Guinness or Murphys (or any Stout) - Availability in France?

Hi,

I can't recall when we were last in France if the above was available in the Supermarkets (I would have thought if anywhere sold Murphys it would be Lidl).

Can anyone please confirm if it is available (or not) and if so do you know approximately how much it was?

THANKS in advance


----------



## tessajoe (Sep 23, 2008)

lidl or aldi,do a german ***** beer,which is a stout{a german stout}tastes like mackeson,very cheap.


----------



## erneboy (Feb 8, 2007)

I've seen a surprising range in some rural stores in France, some times Guinness and sometimes products from small breweries but I think it's pot luck, Alan.


----------



## Wizzo (Dec 3, 2007)

Cannot recall seeing Guiness or Murphys very often but there are some very good brown ales and some black ales from various breweries. Surprisingly also available from Spanish and Portuguese breweries too.

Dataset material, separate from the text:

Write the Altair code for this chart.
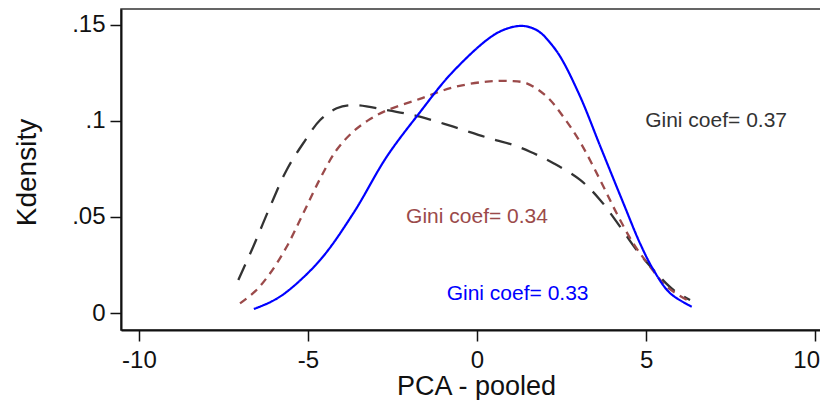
import altair as alt
import pandas as pd

# ---- data ----
blue_x = [-6.60, -6.10, -5.63, -4.64, -3.66, -2.67, -1.69, -0.80, 0.29, 0.78, 1.27, 1.60, 1.86, 2.10, 2.46, 3.05, 3.64, 4.33, 4.82, 5.22, 5.71, 6.35]
blue_y = [0.0021, 0.0058, 0.0110, 0.0276, 0.0519, 0.0814, 0.1045, 0.1240, 0.1422, 0.1474, 0.1495, 0.1486, 0.1462, 0.1420, 0.1335, 0.1127, 0.0870, 0.0571, 0.0363, 0.0224, 0.0103, 0.0033]

red_x = [-7.01, -6.55, -6.12, -5.63, -5.14, -4.64, -4.15, -3.66, -3.16, -2.67, -1.69, -0.70, 0.29, 0.98, 1.47, 2.06, 2.55, 3.05, 3.64, 4.13, 4.62, 5.12, 5.61, 6.30]
red_y = [0.0050, 0.0115, 0.0207, 0.0345, 0.0519, 0.0700, 0.0850, 0.0945, 0.1010, 0.1055, 0.1115, 0.1175, 0.1205, 0.1208, 0.1196, 0.1127, 0.1022, 0.0890, 0.0693, 0.0519, 0.0363, 0.0241, 0.0137, 0.0059]

black_x = [-7.06, -6.62, -6.12, -5.63, -5.14, -4.64, -4.15, -3.66, -2.67, -1.69, -0.70, 0.29, 1.07, 1.57, 2.26, 3.05, 3.64, 4.23, 4.72, 5.22, 5.81, 6.30]
black_y = [0.0172, 0.0345, 0.0554, 0.0745, 0.0884, 0.1005, 0.1066, 0.1083, 0.1057, 0.1022, 0.0970, 0.0914, 0.0875, 0.0840, 0.0780, 0.0693, 0.0589, 0.0450, 0.0328, 0.0224, 0.0120, 0.0068]

label_text = ["Gini coef= 0.37", "Gini coef= 0.34", "Gini coef= 0.33"]
label_x = [7.07, 0.0, 1.2]
label_y = [0.100, 0.050, 0.010]
label_color = ["#333333", "#9b4a4a", "#0000ff"]

x_ticks = [-10, -5, 0, 5, 10]
y_ticks = [0, 0.05, 0.1, 0.15]

FONT = "Liberation Sans"

x_scale = alt.Scale(domain=[-10.53, 10.38], nice=False, zero=False)
y_scale = alt.Scale(domain=[-0.00885, 0.1583], nice=False, zero=False)

x_axis = alt.Axis(
    values=x_ticks, labelExpr="'' + datum.value", title="PCA - pooled",
    grid=False, tickSize=11, tickWidth=1.5, domainWidth=2, domainColor="#111",
    tickColor="#111", labelFontSize=24, labelColor="#111", labelFont=FONT,
    labelBaseline="alphabetic", labelPadding=26, labelFlush=False,
    labelOffset={"expr": "datum.value == 10 ? -9 : 0"},
    titleFontSize=27, titleFont=FONT, titleFontWeight="normal", titleColor="#111",
    titleX=355, titleY=64, titleBaseline="alphabetic", titleAlign="center",
)
y_axis = alt.Axis(
    values=y_ticks,
    labelExpr="datum.value == 0 ? '0' : replace(format(datum.value, '.2~f'), '0.', '.')",
    title="Kdensity", grid=False, tickSize=11, tickWidth=1.5, domainWidth=2,
    domainColor="#111", tickColor="#111", labelFontSize=24, labelColor="#111",
    labelFont=FONT, labelPadding=5, labelFlush=False,
    titleFontSize=28, titleFont=FONT, titleFontWeight="normal", titleColor="#111",
    titleX=-86, titleY=163, titleAngle=270, titleBaseline="alphabetic", titleAlign="center",
)


def curve(xs, ys, color, dash, width):
    df = pd.DataFrame({"x": xs, "y": ys})
    return alt.Chart(df).mark_line(
        color=color, strokeDash=dash, strokeWidth=width, interpolate="catmull-rom", clip=True
    ).encode(
        x=alt.X("x:Q", scale=x_scale, axis=x_axis),
        y=alt.Y("y:Q", scale=y_scale, axis=y_axis),
    )


black_line = curve(black_x, black_y, "#333333", [17, 11], 2.3)
red_line = curve(red_x, red_y, "#9b4a4a", [8, 6], 2.3)
blue_line = curve(blue_x, blue_y, "#0000ff", [1, 0], 2.2)

labels_df = pd.DataFrame({"x": label_x, "y": label_y, "t": label_text, "c": label_color})
labels = alt.Chart(labels_df).mark_text(
    fontSize=21, font=FONT, align="center", baseline="middle"
).encode(
    x=alt.X("x:Q", scale=x_scale, axis=x_axis),
    y=alt.Y("y:Q", scale=y_scale, axis=y_axis),
    text="t:N",
    color=alt.Color("c:N", scale=None),
)

chart = alt.layer(black_line, red_line, blue_line, labels).properties(
    width=707, height=321,
    padding={"left": 113, "top": 1, "right": -8, "bottom": 70},
    autosize=alt.AutoSizeParams(type="none"),
    background="white",
).configure_view(stroke="#333333", strokeWidth=1.5)

chart.save("out.html", embed_options={"renderer": "svg", "actions": False})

Aldi in Spain do a German brewed Black Ale - Karlsquell Negra - in cans which is very nice but I cannot remember seeing it in France.

It's not all lager out there thank God.

JohnW


----------



## moblee (Dec 31, 2006)

(I think) I've seen Guiness in France but I seem to recall it being overpriced .

I like Guiness & I've took a case or two from blighty before now


----------



## JockandRita (Jun 1, 2005)

Wizzo said:


> clipped.......Aldi in Spain do a German brewed Black Ale - Karlsquell Negra - in cans which is very nice but I cannot remember seeing it in France.


I came across that too in Spain John, and brought some back with me, but like you, I have not seen it in any Aldi in France.

I was offered a Guinness in a hotel bar on Le Mont St Michel.

Like Phil, I'd be taking a slab or two with me, or buy it cheaper on the ferry..........or at the Calais Wine Superstore for £19.99 a slab.

Cheers,

Jock.


----------



## aultymer (Jun 20, 2006)

Is there a medical reason for the dependance on stout?


----------



## Ian_n_Suzy (Feb 15, 2009)

aultymer said:


> Is there a medical reason for the dependance on stout?


Hi,

I started to get horrific Acid Reflux 12 months ago. It resulted in me losing 4 stone in weight, due to being unable to eat properly thanks to the damage caused to my Oesophagus.

I can't speak for Stout in general. But, I found that beer with wheat in flares up the problem, so I turned to Guinness (which is apparently wheat free), and I have been OK with this in moderation.


----------



## raynipper (Aug 4, 2008)

I have seen Guinness in most large supermarkets around here.

Ray.


----------



## aultymer (Jun 20, 2006)

I asked about the medical reason because my mother in law was fond of telling that she had been told to drink a bottle of stout a day when pregnant! Always wondered if it was an old wifes tale.
Brother inlaw gets reflux with white wine but changed to red and avoided the problem.


----------



## captainignorance (Mar 10, 2009)

Guinness available in every supermarket in France, bit more expensive than home, but to be expected.

Bon voyage :wink:


----------